* Written problem
How many lines of the material below contain the string "chart"? Answer with the number and nothing else.

** START Data segment **

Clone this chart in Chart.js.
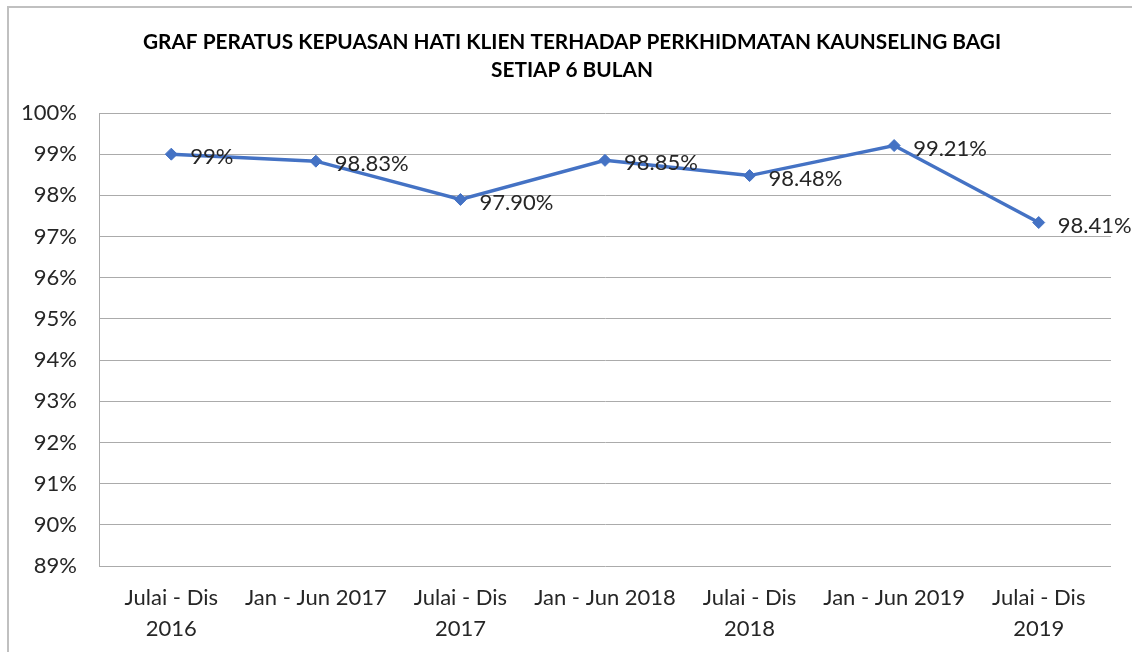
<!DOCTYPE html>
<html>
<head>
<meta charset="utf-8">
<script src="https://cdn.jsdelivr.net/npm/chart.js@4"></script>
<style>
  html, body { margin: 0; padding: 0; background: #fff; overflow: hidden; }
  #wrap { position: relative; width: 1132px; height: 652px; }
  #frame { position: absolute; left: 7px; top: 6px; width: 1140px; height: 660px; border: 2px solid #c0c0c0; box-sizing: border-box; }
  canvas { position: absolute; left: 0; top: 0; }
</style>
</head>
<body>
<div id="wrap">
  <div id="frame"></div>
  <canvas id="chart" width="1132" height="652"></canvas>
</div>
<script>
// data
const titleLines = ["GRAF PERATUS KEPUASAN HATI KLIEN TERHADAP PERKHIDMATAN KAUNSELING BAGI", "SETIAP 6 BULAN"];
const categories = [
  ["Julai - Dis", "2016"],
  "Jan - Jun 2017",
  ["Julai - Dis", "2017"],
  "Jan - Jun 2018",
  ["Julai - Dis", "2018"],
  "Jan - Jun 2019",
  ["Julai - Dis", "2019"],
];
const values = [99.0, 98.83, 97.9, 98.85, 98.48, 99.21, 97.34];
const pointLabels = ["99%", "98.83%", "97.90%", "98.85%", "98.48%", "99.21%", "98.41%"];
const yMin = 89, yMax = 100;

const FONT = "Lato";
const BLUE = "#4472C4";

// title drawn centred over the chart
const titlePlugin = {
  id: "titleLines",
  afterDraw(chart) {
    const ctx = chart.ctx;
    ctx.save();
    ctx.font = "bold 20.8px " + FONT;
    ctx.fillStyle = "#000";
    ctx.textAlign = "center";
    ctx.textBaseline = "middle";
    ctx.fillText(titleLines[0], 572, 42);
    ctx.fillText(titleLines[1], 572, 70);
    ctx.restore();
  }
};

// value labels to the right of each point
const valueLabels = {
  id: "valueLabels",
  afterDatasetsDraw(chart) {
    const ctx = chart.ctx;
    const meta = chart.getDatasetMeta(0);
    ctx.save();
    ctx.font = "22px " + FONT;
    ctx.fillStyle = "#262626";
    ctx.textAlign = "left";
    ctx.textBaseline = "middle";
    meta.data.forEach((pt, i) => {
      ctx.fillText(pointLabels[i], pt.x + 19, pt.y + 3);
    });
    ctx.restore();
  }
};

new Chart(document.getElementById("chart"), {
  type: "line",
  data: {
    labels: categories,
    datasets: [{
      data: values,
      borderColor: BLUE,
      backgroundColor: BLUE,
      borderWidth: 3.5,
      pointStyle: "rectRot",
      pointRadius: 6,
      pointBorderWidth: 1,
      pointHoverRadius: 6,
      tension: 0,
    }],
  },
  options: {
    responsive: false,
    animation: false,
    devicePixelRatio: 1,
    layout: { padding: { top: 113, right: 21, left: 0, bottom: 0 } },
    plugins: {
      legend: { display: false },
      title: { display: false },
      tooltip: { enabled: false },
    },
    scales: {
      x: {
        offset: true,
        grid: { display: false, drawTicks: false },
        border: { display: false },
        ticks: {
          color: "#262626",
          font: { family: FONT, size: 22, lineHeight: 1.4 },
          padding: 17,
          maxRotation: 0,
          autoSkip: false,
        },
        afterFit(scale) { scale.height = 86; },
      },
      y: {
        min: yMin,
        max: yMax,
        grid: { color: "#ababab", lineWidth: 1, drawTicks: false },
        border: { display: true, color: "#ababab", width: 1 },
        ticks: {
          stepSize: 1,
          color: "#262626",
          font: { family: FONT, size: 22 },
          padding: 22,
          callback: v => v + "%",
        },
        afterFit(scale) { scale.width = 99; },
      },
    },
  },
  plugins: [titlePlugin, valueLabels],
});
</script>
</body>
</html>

** END Data segment **

* Exercise output
10